Given exercise –
Please reproduce the lines of the records below from the one holding "Clone this chart in Plotly." through the one holding "zmin, zmax = min(vals), max(vals)", inclusive, skipping all pictures.

* Start Entries shown *

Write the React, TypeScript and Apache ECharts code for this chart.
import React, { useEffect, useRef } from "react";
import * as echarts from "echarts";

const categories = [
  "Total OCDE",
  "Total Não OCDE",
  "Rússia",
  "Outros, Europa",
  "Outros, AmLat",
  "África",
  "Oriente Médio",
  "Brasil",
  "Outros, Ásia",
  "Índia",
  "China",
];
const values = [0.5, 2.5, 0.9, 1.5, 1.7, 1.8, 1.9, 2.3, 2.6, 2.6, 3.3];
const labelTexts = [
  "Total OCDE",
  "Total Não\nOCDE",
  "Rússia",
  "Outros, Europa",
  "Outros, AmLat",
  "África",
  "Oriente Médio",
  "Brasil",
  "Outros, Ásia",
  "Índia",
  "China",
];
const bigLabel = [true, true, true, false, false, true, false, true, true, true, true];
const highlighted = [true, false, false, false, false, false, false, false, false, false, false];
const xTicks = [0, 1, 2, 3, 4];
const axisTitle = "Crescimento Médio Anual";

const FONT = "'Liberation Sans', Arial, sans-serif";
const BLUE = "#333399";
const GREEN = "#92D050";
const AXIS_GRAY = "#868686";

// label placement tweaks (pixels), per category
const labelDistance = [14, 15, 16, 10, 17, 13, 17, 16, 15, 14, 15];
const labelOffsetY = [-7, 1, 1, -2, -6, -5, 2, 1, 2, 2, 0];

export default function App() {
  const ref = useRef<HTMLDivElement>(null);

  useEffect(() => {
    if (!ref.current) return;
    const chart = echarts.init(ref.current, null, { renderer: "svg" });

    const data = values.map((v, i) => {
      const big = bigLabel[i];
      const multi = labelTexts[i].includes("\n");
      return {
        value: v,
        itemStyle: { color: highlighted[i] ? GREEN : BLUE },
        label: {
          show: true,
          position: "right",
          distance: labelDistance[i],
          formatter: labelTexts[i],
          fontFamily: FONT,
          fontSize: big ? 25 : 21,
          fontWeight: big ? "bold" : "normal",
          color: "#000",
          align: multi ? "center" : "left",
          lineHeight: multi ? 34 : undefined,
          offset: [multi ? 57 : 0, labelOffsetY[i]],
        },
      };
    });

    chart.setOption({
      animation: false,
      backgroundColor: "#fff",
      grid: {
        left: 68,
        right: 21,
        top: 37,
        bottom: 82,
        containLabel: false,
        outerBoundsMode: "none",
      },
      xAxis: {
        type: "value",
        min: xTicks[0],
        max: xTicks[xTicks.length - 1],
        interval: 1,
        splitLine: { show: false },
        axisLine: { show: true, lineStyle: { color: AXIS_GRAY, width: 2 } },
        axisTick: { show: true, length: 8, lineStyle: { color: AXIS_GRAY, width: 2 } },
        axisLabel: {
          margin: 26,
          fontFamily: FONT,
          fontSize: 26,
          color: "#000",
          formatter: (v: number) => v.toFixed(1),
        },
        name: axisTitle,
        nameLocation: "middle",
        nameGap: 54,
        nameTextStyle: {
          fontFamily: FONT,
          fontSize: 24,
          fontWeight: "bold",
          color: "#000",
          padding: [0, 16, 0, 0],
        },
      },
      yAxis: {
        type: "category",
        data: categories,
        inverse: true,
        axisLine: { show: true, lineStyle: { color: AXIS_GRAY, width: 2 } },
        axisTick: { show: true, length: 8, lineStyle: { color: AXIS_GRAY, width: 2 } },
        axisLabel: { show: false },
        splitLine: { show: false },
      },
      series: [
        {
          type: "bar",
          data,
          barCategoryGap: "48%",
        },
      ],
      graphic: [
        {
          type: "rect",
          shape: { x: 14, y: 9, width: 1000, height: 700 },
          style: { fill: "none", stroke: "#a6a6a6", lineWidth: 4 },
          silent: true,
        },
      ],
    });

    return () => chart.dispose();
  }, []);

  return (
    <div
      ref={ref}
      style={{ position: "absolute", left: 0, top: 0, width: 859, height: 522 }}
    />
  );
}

* End Entries shown *
* Start Entries shown *

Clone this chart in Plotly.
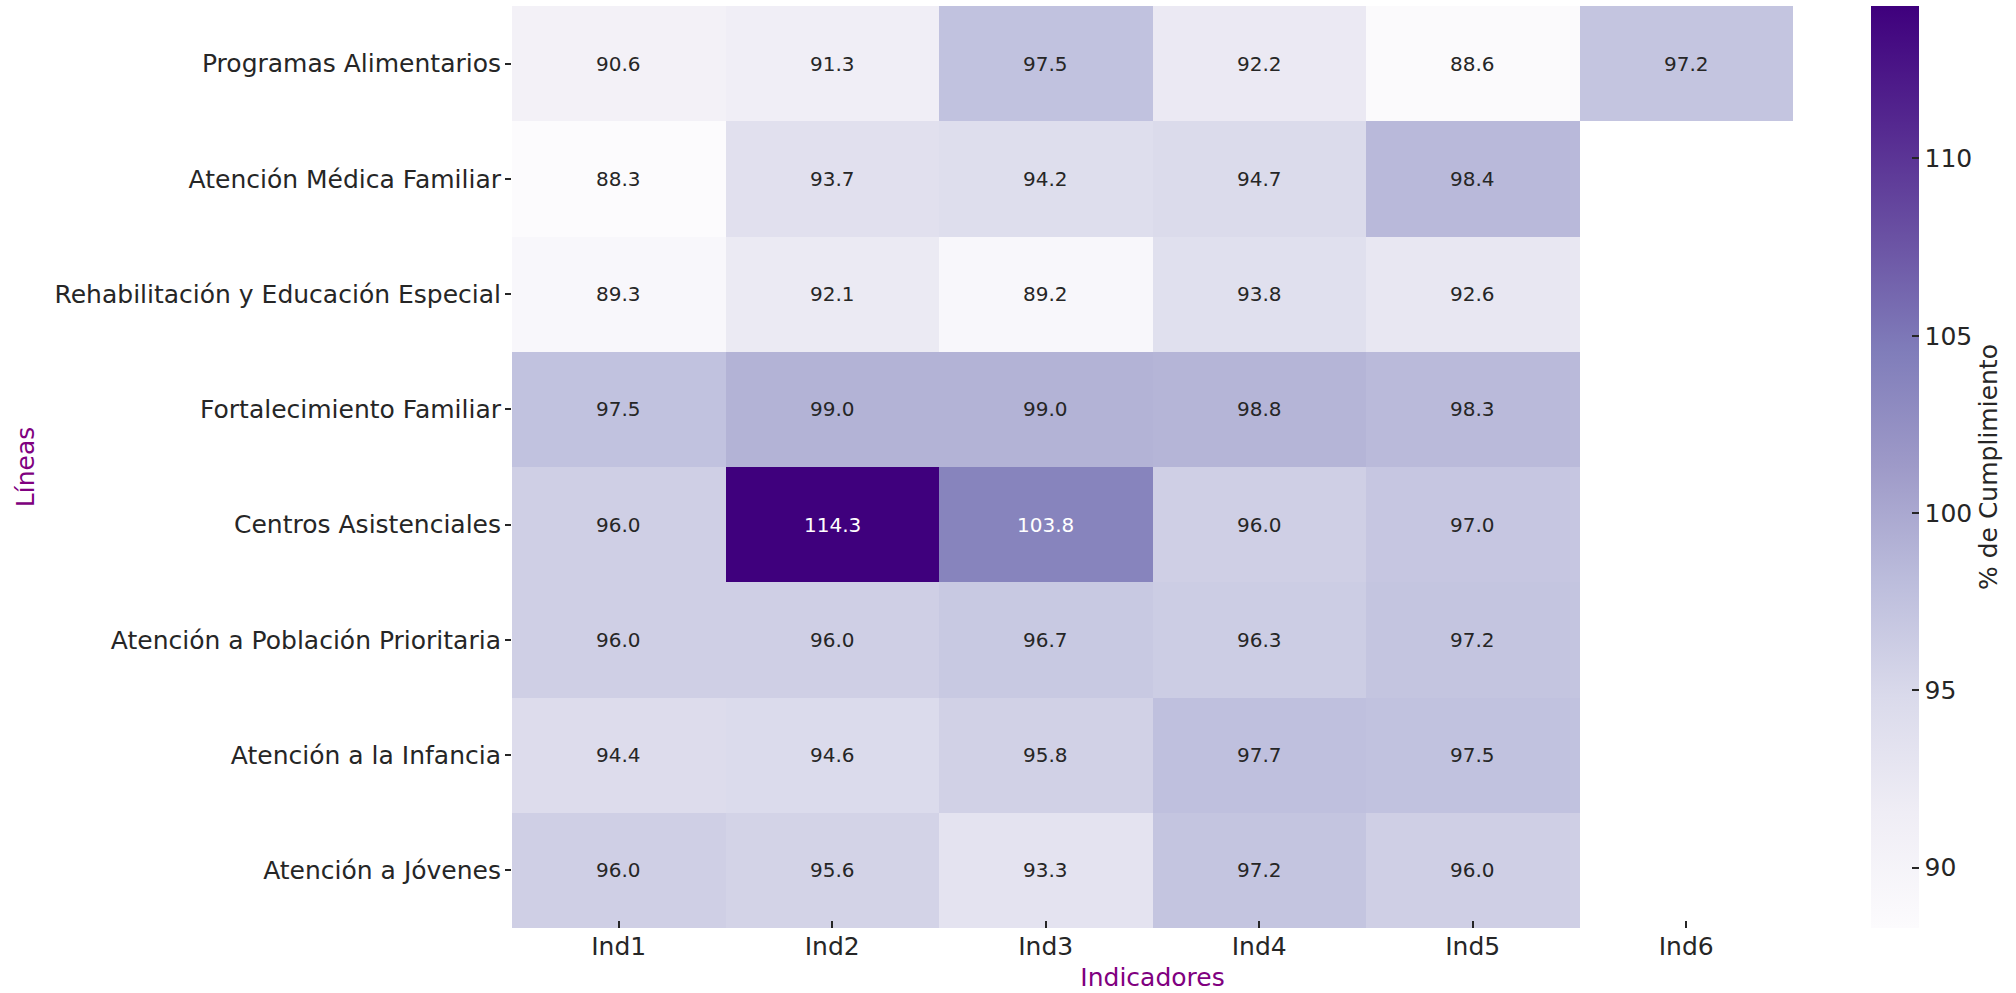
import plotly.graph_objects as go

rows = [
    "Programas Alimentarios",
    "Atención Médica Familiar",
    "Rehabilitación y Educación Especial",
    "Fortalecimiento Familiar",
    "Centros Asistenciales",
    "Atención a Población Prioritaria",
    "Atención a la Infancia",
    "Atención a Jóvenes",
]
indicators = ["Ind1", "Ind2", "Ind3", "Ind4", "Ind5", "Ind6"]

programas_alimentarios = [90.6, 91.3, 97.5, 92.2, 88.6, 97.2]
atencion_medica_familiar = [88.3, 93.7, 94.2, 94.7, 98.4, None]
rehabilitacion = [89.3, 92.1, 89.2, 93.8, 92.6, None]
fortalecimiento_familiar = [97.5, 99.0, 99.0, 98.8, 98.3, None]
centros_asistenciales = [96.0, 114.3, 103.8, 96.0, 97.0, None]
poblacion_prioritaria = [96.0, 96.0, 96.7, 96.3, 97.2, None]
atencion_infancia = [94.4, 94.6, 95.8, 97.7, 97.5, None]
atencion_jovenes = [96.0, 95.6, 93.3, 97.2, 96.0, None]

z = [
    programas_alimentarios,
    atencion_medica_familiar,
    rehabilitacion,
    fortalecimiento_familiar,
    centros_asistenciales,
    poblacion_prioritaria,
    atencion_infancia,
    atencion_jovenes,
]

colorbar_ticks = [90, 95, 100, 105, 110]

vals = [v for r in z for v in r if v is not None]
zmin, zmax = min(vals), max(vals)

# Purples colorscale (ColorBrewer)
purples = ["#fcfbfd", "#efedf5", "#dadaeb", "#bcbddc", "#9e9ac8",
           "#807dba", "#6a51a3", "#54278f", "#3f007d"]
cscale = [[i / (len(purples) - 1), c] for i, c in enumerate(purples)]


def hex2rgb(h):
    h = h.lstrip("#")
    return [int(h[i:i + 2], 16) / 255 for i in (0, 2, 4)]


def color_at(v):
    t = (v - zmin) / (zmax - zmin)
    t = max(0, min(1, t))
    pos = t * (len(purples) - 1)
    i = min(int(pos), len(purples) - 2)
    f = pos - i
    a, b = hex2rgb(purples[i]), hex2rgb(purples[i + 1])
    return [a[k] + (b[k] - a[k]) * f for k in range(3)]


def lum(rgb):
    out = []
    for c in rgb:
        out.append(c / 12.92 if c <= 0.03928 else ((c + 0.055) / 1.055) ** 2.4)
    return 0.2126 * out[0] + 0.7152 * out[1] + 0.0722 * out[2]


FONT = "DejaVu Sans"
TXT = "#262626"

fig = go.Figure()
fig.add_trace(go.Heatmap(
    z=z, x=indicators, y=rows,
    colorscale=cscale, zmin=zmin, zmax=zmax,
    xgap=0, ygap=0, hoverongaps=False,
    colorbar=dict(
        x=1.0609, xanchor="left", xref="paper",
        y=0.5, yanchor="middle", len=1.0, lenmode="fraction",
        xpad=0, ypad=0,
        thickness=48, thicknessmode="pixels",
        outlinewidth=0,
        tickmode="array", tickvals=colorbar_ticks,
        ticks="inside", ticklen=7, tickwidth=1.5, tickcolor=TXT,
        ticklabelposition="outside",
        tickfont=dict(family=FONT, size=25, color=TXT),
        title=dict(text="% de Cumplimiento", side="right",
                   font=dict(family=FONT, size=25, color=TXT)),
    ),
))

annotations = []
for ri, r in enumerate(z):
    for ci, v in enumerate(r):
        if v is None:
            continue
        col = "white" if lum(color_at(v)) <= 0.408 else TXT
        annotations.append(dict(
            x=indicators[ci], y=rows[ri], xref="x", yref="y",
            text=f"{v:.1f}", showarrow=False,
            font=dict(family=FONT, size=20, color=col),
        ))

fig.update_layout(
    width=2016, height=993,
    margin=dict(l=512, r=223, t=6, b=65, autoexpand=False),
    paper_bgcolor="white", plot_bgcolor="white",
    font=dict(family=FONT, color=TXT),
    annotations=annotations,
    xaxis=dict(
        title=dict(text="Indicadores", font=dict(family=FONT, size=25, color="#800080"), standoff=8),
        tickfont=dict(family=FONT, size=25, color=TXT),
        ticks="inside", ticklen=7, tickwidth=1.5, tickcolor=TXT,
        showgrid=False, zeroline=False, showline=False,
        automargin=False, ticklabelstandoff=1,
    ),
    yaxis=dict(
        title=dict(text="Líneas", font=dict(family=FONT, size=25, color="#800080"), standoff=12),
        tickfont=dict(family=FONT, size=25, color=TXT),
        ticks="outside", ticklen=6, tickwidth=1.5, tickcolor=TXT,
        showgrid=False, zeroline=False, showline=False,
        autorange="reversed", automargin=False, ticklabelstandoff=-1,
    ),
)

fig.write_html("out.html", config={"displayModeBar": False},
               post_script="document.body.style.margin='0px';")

* End Entries shown *
* Start Entries shown *

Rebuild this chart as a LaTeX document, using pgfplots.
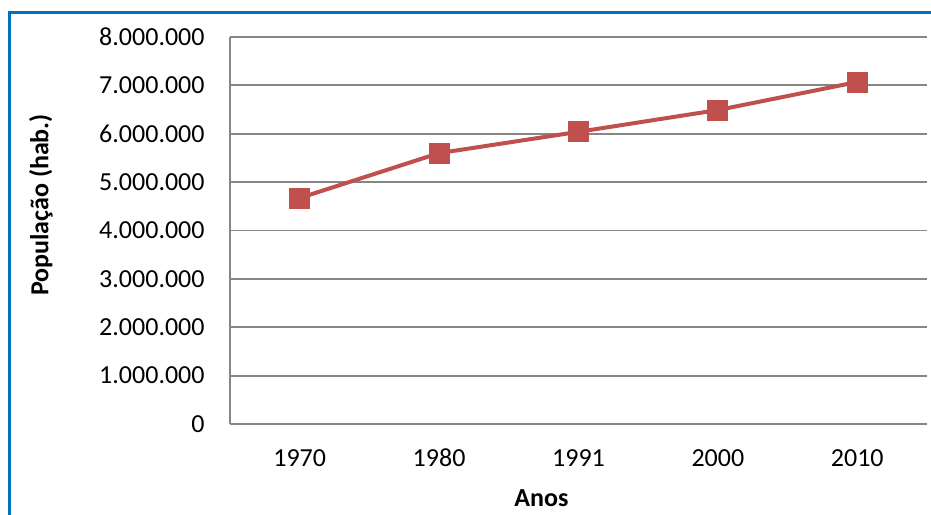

* End Entries shown *

Solution for this problem –
Clone this chart in Plotly.
import plotly.graph_objects as go

rows = [
    "Programas Alimentarios",
    "Atención Médica Familiar",
    "Rehabilitación y Educación Especial",
    "Fortalecimiento Familiar",
    "Centros Asistenciales",
    "Atención a Población Prioritaria",
    "Atención a la Infancia",
    "Atención a Jóvenes",
]
indicators = ["Ind1", "Ind2", "Ind3", "Ind4", "Ind5", "Ind6"]

programas_alimentarios = [90.6, 91.3, 97.5, 92.2, 88.6, 97.2]
atencion_medica_familiar = [88.3, 93.7, 94.2, 94.7, 98.4, None]
rehabilitacion = [89.3, 92.1, 89.2, 93.8, 92.6, None]
fortalecimiento_familiar = [97.5, 99.0, 99.0, 98.8, 98.3, None]
centros_asistenciales = [96.0, 114.3, 103.8, 96.0, 97.0, None]
poblacion_prioritaria = [96.0, 96.0, 96.7, 96.3, 97.2, None]
atencion_infancia = [94.4, 94.6, 95.8, 97.7, 97.5, None]
atencion_jovenes = [96.0, 95.6, 93.3, 97.2, 96.0, None]

z = [
    programas_alimentarios,
    atencion_medica_familiar,
    rehabilitacion,
    fortalecimiento_familiar,
    centros_asistenciales,
    poblacion_prioritaria,
    atencion_infancia,
    atencion_jovenes,
]

colorbar_ticks = [90, 95, 100, 105, 110]

vals = [v for r in z for v in r if v is not None]
zmin, zmax = min(vals), max(vals)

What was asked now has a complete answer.